When you sell a home for more than you paid for it, the profit is a capital gain. The IRS provides a meaningful exclusion for primary residences:
- Single filers can exclude up to $250,000 in profit from capital gains tax
- Married couples filing jointly can exclude up to $500,000 in profit
To qualify, you must have owned the home and lived in it as your primary residence for at least 2 of the last 5 years before the sale.
On a $1.2 million sale of a home purchased for $600,000, a married couple's $600,000 gain exceeds the $500,000 exclusion by $100,000. That $100,000 is subject to capital gains tax at either 15 or 20 percent depending on household income, producing a tax liability of $15,000 to $20,000 that will not appear anywhere in their listing agreement but will reduce their net proceeds at closing.

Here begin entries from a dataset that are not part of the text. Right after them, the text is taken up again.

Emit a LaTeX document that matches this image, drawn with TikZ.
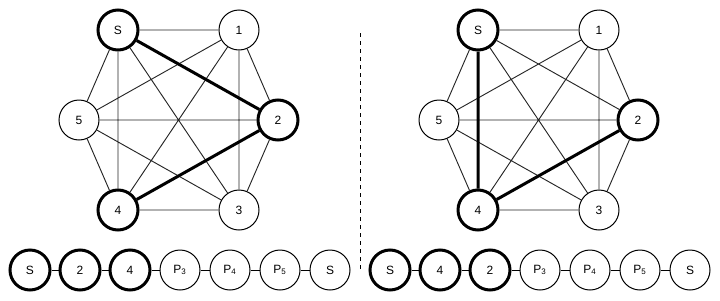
\documentclass[tikz,border=0pt]{standalone}
\usepackage{fontspec}
\setmainfont{Liberation Sans}
\begin{document}
\begin{tikzpicture}[x=0.75pt,y=-0.75pt,
  vtx/.style={circle,draw=black,fill=white,line width=0.75pt,minimum size=30pt,inner sep=0pt,font=\fontsize{9}{10}\selectfont},
  bvtx/.style={vtx,line width=2.25pt,minimum size=30pt},
  edge/.style={draw=black!85,line width=0.7pt},
  bedge/.style={draw=black,line width=2.25pt},
  sep/.style={draw=black,line width=0.75pt,dash pattern=on 3pt off 3pt}]
\useasboundingbox (0,0) rectangle (720,300);
% ---------- left graph ----------
\node[bvtx] (LS) at (118,30) {S};
\node[vtx]  (L1) at (239,30) {1};
\node[vtx]  (L5) at (79,120) {5};
\node[bvtx] (L2) at (278,120) {2};
\node[bvtx] (L4) at (118,210) {4};
\node[vtx]  (L3) at (239,210) {3};
\draw[edge] (LS)--(L1) (LS)--(L5) (LS)--(L4) (LS)--(L3)
  (L1)--(L5) (L1)--(L4) (L1)--(L3) (L1)--(L2)
  (L5)--(L2) (L5)--(L4) (L5)--(L3)
  (L2)--(L3) (L4)--(L3);
\draw[bedge] (LS)--(L2) (L2)--(L4);
% ---------- right graph ----------
\node[bvtx] (RS) at (478,30) {S};
\node[vtx]  (R1) at (599,30) {1};
\node[vtx]  (R5) at (439,120) {5};
\node[bvtx] (R2) at (638,120) {2};
\node[bvtx] (R4) at (478,210) {4};
\node[vtx]  (R3) at (599,210) {3};
\draw[edge] (RS)--(R1) (RS)--(R5) (RS)--(R2) (RS)--(R3)
  (R1)--(R5) (R1)--(R4) (R1)--(R3) (R1)--(R2)
  (R5)--(R2) (R5)--(R4) (R5)--(R3)
  (R2)--(R3) (R4)--(R3);
\draw[bedge] (RS)--(R4) (R2)--(R4);
% ---------- separator ----------
\coordinate (dt) at (360.5,33);
\coordinate (db) at (360.5,271);
\draw[sep] (dt)--(db);
% ---------- bottom rows ----------
\node[bvtx] (a1) at (30,270) {S};
\node[bvtx] (a2) at (80,270) {2};
\node[bvtx] (a3) at (130,270) {4};
\node[vtx]  (a4) at (180,270) {P\textsubscript{3}};
\node[vtx]  (a5) at (230,270) {P\textsubscript{4}};
\node[vtx]  (a6) at (280,270) {P\textsubscript{5}};
\node[vtx]  (a7) at (330,270) {S};
\draw[edge,draw=black] (a1)--(a2) (a2)--(a3) (a3)--(a4) (a4)--(a5) (a5)--(a6) (a6)--(a7);
\node[bvtx] (b1) at (390,270) {S};
\node[bvtx] (b2) at (440,270) {4};
\node[bvtx] (b3) at (490,270) {2};
\node[vtx]  (b4) at (540,270) {P\textsubscript{3}};
\node[vtx]  (b5) at (590,270) {P\textsubscript{4}};
\node[vtx]  (b6) at (640,270) {P\textsubscript{5}};
\node[vtx]  (b7) at (690,270) {S};
\draw[edge,draw=black] (b1)--(b2) (b2)--(b3) (b3)--(b4) (b4)--(b5) (b5)--(b6) (b6)--(b7);
\end{tikzpicture}
\end{document}
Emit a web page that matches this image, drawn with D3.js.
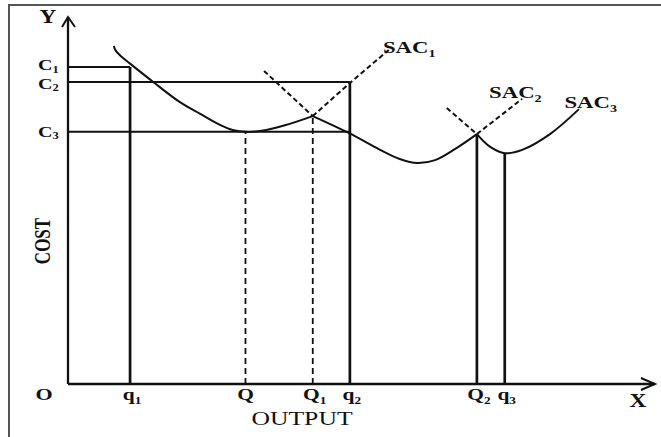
<!DOCTYPE html>
<html><head><meta charset="utf-8">
<script src="https://cdn.jsdelivr.net/npm/d3@7"></script>
<style>html,body{margin:0;padding:0;background:#fff;}svg{display:block;}</style>
</head><body>
<svg id="chart" width="661" height="437"></svg>
<script>
// ---- data (output units on x, cost units on y) ----
const outputMarks = [
  {name:"q", sub:"1", x:10.7, top:86.4, style:"solid"},
  {name:"Q", sub:"",  x:30.6, top:68.7, style:"dash"},
  {name:"Q", sub:"1", x:42.2, top:73.0, style:"dash"},
  {name:"q", sub:"2", x:48.6, top:82.3, style:"solid"},
  {name:"Q", sub:"2", x:70.5, top:68.1, style:"solid"},
  {name:"q", sub:"3", x:75.3, top:62.9, style:"solid"}
];
const costMarks = [
  {name:"C", sub:"1", y:86.4, to:10.7, dy:3.5},
  {name:"C", sub:"2", y:82.3, to:48.6, dy:7},
  {name:"C", sub:"3", y:68.7, to:48.6, dy:5}
];
const sac1Solid = [[7.9,92.1],[8.2,90.9],[9.0,89.5],[10.7,87.3],[14.7,82.3],[19.3,76.8],[22.8,73.6],[26.2,70.6],[28.4,69.2],[30.7,68.7],[33.4,69.0],[37.4,70.5],[42.2,73.0]];
const sac1Dash  = [[42.2,73.0],[48.6,82.0],[55.3,91.0]];
const sac2Dash1 = [[33.8,85.3],[42.2,73.0]];
const sac2Solid = [[42.2,73.0],[48.4,68.4],[53.8,63.8],[57.2,61.3],[60.2,60.2],[63.3,61.0],[66.7,64.0],[70.5,68.1]];
const sac2Dash2 = [[70.5,68.1],[78.3,77.7]];
const sac3Dash  = [[65.3,75.2],[70.5,68.1]];
const sac3Solid = [[70.5,68.1],[72.8,64.6],[75.3,62.9],[78.3,63.8],[83.1,68.1],[88.1,74.9]];
const curveLabels = [
  {name:"SAC", sub:"1", x:54.3, y:90.3},
  {name:"SAC", sub:"2", x:72.6, y:78.0},
  {name:"SAC", sub:"3", x:85.6, y:75.3}
];
const axisMax = {x:101.2, y:100};

// ---- scales ----
const svg = d3.select("#chart");
const x = d3.scaleLinear().domain([0,100]).range([68,648]);
const y = d3.scaleLinear().domain([0,100]).range([384,17]);
const ink = "#111";
const font = "'Liberation Serif', 'Times New Roman', serif";

// frame
svg.append("path").attr("d","M9,437 L9,5 L661,5").attr("fill","none").attr("stroke","#555").attr("stroke-width",2);

// axes
svg.append("line").attr("x1",x(0)).attr("y1",y(0)).attr("x2",x(0)).attr("y2",y(axisMax.y)).attr("stroke",ink).attr("stroke-width",2.3);
svg.append("line").attr("x1",x(0)).attr("y1",y(0)).attr("x2",x(axisMax.x)).attr("y2",y(0)).attr("stroke",ink).attr("stroke-width",2.3);
// arrowheads
svg.append("path").attr("d",`M${x(0)-6},${y(axisMax.y)+10} L${x(0)},${y(axisMax.y)} L${x(0)+7},${y(axisMax.y)+10}`)
  .attr("fill","none").attr("stroke",ink).attr("stroke-width",2);
svg.append("path").attr("d",`M${x(axisMax.x)-14},${y(0)-6} L${x(axisMax.x)},${y(0)} L${x(axisMax.x)-14},${y(0)+6}`)
  .attr("fill","none").attr("stroke",ink).attr("stroke-width",2);

// horizontal cost lines
svg.selectAll("line.cost").data(costMarks).join("line").attr("class","cost")
  .attr("x1",x(0)).attr("x2",d=>x(d.to)).attr("y1",d=>y(d.y)).attr("y2",d=>y(d.y))
  .attr("stroke",ink).attr("stroke-width",2);

// vertical output lines
svg.selectAll("line.out").data(outputMarks).join("line").attr("class","out")
  .attr("x1",d=>x(d.x)).attr("x2",d=>x(d.x)).attr("y1",y(0)).attr("y2",d=>y(d.top))
  .attr("stroke",ink).attr("stroke-width",d=>d.style==="dash"?1.8:2.7)
  .attr("stroke-dasharray",d=>d.style==="dash"?"6,4":null);

// curves
const line = d3.line().x(d=>x(d[0])).y(d=>y(d[1])).curve(d3.curveCatmullRom.alpha(0.5));
const segs = [
  [sac1Solid,false],[sac1Dash,true],[sac2Dash1,true],[sac2Solid,false],[sac2Dash2,true],[sac3Dash,true],[sac3Solid,false]
];
segs.forEach(([pts,dash])=>{
  svg.append("path").attr("d",line(pts)).attr("fill","none").attr("stroke",ink)
    .attr("stroke-width",2).attr("stroke-dasharray",dash?"5,3":null);
});

// text helper
function lbl(px,py,main,sub,size,anchor,weight,sx,subDy){
  const t = svg.append("text")
    .attr("transform",`translate(${px},${py}) scale(${sx||1.3},1)`)
    .attr("font-family",font).attr("font-weight",weight||"bold").attr("font-size",size)
    .attr("fill",ink).attr("text-anchor",anchor||"start");
  t.append("tspan").text(main);
  if(sub) t.append("tspan").attr("font-size",size*0.62).attr("dy",subDy||4).text(sub);
  return t;
}

lbl(48,23,"Y","",18,"middle");
lbl(44,400,"O","",17,"middle");
lbl(638,407,"X","",18,"middle");
costMarks.forEach(d=>lbl(38,y(d.y)+d.dy,d.name,d.sub,15.5,"start","bold",1.3,2.5));
outputMarks.forEach(d=>lbl(x(d.x)+(d.sub?2:0),400,d.name,d.sub,16.5,"middle"));
curveLabels.forEach(d=>lbl(x(d.x),y(d.y),d.name,d.sub,17.5,"start"));
lbl(302,425,"OUTPUT","",19,"middle","normal",1.35);
svg.append("text").attr("transform","translate(50,241) rotate(-90) scale(1,1.3)")
  .attr("font-family",font).attr("font-weight","bold").attr("font-size",17)
  .attr("fill",ink).attr("text-anchor","middle").text("COST");
</script>
</body></html>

The critical planning tool here is your adjusted cost basis. Your taxable profit is not simply sale price minus purchase price. Major improvements made during ownership, buying-side closing costs, and selling expenses all reduce your taxable gain. Sellers who have owned their Boerne or Fair Oaks Ranch home for ten or more years and invested significantly in improvements often find their actual taxable gain is meaningfully lower than their first estimate. A CPA who handles Texas real estate transactions should review your position before closing if your gain is anywhere near or above the exclusion threshold.
Do I pay capital gains tax when I sell my home in Texas?
Texas has no state income tax, so there is no state-level capital gains tax on a home sale in Texas. Federal capital gains tax still applies. The IRS allows primary residence sellers to exclude up to $250,000 in profit from federal capital gains tax for single filers and up to $500,000 for married couples filing jointly, provided the home was their primary residence for at least 2 of the last 5 years. Profit above those thresholds is taxed at 15 or 20 percent depending on taxable income. Sellers should consult a CPA to calculate their adjusted cost basis before closing.
Mortgage Payoff
If you carry a mortgage on your Boerne or Fair Oaks Ranch home, the remaining balance is paid off from your sale proceeds before you receive anything. Your lender will provide a payoff statement that reflects the balance plus accrued interest through the anticipated closing date. That number will differ from your current statement balance and from what any online calculator produces, and the payoff statement is the authoritative figure for closing purposes.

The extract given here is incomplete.